◆ Directive:
Return the material word for word. Do not include the pictures.

◆ Source material:

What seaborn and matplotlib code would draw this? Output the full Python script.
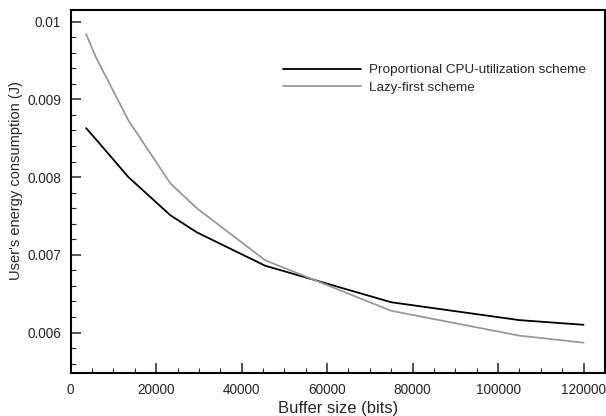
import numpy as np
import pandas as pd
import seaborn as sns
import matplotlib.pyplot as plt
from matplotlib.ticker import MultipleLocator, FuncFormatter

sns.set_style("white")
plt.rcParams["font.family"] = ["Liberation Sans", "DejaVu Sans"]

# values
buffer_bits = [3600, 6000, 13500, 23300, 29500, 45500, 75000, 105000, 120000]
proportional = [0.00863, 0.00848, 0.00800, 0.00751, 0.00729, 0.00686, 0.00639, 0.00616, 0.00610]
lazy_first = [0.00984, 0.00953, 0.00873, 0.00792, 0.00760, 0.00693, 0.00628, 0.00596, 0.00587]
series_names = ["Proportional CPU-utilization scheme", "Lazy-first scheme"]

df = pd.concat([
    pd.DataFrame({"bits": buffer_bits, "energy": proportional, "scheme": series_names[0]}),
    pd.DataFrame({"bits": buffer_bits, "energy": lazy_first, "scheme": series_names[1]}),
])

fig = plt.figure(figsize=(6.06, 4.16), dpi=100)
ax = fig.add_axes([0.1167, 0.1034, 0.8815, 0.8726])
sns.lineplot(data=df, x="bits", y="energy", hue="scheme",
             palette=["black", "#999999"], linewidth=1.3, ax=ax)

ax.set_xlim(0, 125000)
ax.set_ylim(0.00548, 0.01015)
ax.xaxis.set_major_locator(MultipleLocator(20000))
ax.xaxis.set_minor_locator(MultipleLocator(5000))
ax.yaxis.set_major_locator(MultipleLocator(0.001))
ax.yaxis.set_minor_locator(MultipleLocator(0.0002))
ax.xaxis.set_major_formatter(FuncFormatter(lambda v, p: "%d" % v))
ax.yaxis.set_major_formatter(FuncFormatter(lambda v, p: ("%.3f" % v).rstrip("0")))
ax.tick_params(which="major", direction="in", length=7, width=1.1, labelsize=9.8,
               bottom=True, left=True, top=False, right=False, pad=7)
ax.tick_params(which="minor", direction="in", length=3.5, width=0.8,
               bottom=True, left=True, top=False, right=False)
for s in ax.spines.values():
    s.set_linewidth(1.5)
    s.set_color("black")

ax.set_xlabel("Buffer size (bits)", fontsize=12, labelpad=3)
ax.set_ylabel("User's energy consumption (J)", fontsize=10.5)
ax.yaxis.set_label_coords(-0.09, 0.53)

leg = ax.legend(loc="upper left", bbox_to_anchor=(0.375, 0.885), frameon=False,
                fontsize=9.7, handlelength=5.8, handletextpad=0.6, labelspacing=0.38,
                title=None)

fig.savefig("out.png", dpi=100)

◆ Output for this exercise:
What seaborn and matplotlib code would draw this? Output the full Python script.
import numpy as np
import pandas as pd
import seaborn as sns
import matplotlib.pyplot as plt
from matplotlib.ticker import MultipleLocator, FuncFormatter

sns.set_style("white")
plt.rcParams["font.family"] = ["Liberation Sans", "DejaVu Sans"]

# values
buffer_bits = [3600, 6000, 13500, 23300, 29500, 45500, 75000, 105000, 120000]
proportional = [0.00863, 0.00848, 0.00800, 0.00751, 0.00729, 0.00686, 0.00639, 0.00616, 0.00610]
lazy_first = [0.00984, 0.00953, 0.00873, 0.00792, 0.00760, 0.00693, 0.00628, 0.00596, 0.00587]
series_names = ["Proportional CPU-utilization scheme", "Lazy-first scheme"]

df = pd.concat([
    pd.DataFrame({"bits": buffer_bits, "energy": proportional, "scheme": series_names[0]}),
    pd.DataFrame({"bits": buffer_bits, "energy": lazy_first, "scheme": series_names[1]}),
])

fig = plt.figure(figsize=(6.06, 4.16), dpi=100)
ax = fig.add_axes([0.1167, 0.1034, 0.8815, 0.8726])
sns.lineplot(data=df, x="bits", y="energy", hue="scheme",
             palette=["black", "#999999"], linewidth=1.3, ax=ax)

ax.set_xlim(0, 125000)
ax.set_ylim(0.00548, 0.01015)
ax.xaxis.set_major_locator(MultipleLocator(20000))
ax.xaxis.set_minor_locator(MultipleLocator(5000))
ax.yaxis.set_major_locator(MultipleLocator(0.001))
ax.yaxis.set_minor_locator(MultipleLocator(0.0002))
ax.xaxis.set_major_formatter(FuncFormatter(lambda v, p: "%d" % v))
ax.yaxis.set_major_formatter(FuncFormatter(lambda v, p: ("%.3f" % v).rstrip("0")))
ax.tick_params(which="major", direction="in", length=7, width=1.1, labelsize=9.8,
               bottom=True, left=True, top=False, right=False, pad=7)
ax.tick_params(which="minor", direction="in", length=3.5, width=0.8,
               bottom=True, left=True, top=False, right=False)
for s in ax.spines.values():
    s.set_linewidth(1.5)
    s.set_color("black")

ax.set_xlabel("Buffer size (bits)", fontsize=12, labelpad=3)
ax.set_ylabel("User's energy consumption (J)", fontsize=10.5)
ax.yaxis.set_label_coords(-0.09, 0.53)

leg = ax.legend(loc="upper left", bbox_to_anchor=(0.375, 0.885), frameon=False,
                fontsize=9.7, handlelength=5.8, handletextpad=0.6, labelspacing=0.38,
                title=None)

fig.savefig("out.png", dpi=100)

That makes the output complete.